── Input material

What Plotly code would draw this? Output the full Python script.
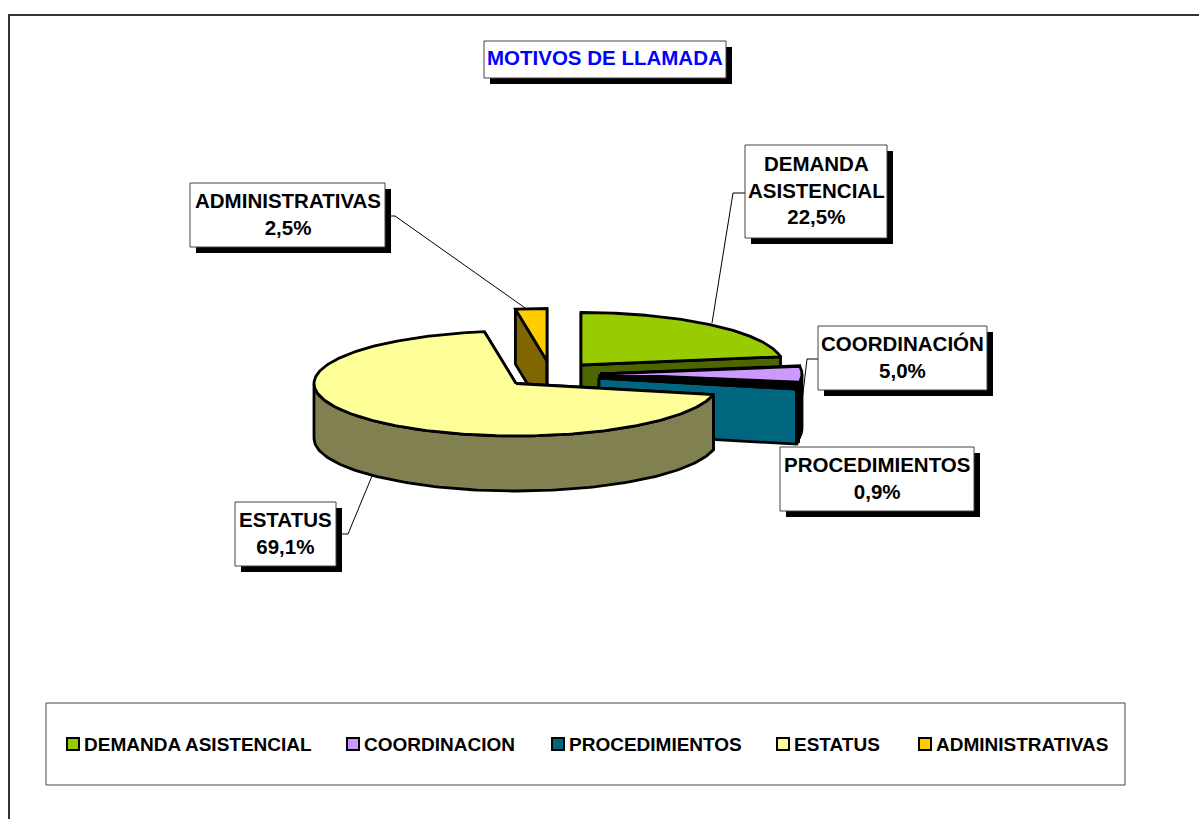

────
── Input material

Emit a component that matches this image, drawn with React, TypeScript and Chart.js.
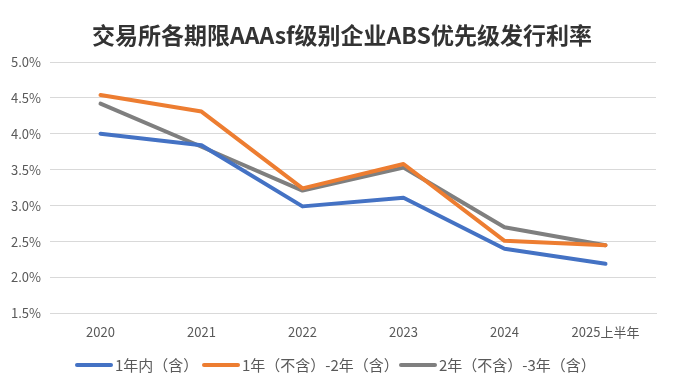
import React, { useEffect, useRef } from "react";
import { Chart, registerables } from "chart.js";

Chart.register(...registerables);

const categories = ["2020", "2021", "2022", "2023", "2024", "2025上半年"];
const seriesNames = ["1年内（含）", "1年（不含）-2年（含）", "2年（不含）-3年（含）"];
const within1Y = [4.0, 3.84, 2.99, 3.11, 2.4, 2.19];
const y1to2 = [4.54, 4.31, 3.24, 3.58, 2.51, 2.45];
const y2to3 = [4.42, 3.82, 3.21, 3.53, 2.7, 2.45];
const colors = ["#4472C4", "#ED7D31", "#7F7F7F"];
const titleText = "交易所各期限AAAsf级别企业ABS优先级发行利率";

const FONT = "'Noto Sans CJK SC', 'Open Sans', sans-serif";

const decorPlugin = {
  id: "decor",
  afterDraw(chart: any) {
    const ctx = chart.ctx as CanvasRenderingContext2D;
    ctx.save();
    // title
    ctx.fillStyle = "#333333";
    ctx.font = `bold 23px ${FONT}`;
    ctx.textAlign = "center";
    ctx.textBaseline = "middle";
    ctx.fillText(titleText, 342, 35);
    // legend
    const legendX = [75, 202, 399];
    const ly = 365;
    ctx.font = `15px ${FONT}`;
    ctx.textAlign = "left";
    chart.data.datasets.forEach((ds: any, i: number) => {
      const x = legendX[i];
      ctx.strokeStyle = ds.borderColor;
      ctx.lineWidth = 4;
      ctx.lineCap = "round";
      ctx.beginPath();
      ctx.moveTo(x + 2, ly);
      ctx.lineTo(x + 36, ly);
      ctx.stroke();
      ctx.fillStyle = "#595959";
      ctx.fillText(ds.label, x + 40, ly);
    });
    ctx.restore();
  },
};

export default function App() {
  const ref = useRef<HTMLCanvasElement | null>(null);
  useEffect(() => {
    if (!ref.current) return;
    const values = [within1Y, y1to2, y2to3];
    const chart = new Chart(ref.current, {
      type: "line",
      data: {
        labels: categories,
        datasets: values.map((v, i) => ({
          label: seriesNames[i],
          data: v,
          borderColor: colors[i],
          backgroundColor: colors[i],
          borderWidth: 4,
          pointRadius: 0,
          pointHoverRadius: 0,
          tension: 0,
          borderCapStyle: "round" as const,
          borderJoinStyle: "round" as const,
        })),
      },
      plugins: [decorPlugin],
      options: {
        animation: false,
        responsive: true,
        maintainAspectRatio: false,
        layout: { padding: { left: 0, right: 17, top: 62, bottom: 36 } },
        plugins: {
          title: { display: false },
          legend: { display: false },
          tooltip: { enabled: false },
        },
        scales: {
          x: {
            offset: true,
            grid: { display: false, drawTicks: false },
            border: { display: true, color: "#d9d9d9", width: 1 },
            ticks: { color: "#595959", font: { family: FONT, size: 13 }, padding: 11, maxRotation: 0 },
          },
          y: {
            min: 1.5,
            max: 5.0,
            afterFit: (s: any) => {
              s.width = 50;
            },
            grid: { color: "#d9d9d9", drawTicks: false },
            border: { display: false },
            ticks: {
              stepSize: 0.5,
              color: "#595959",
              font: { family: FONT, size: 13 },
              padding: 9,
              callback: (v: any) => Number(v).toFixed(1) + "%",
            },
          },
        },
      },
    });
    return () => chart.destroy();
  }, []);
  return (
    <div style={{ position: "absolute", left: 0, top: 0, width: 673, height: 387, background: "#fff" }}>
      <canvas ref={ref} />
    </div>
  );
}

────
── Input material

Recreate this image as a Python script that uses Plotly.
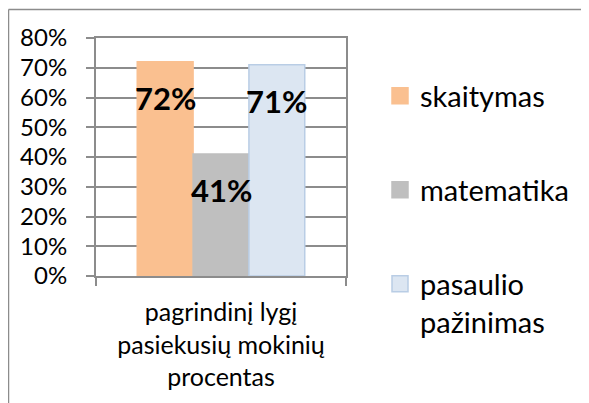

────

• **Short problem**
Print exactly what appears from the line holding "Emit a component" down to the line holding "Chart.register(...registerables);", both ends kept, leaving out the pictures.

• **Task solution**
Emit a component that matches this image, drawn with React, TypeScript and Chart.js.
import React, { useEffect, useRef } from "react";
import { Chart, registerables } from "chart.js";

Chart.register(...registerables);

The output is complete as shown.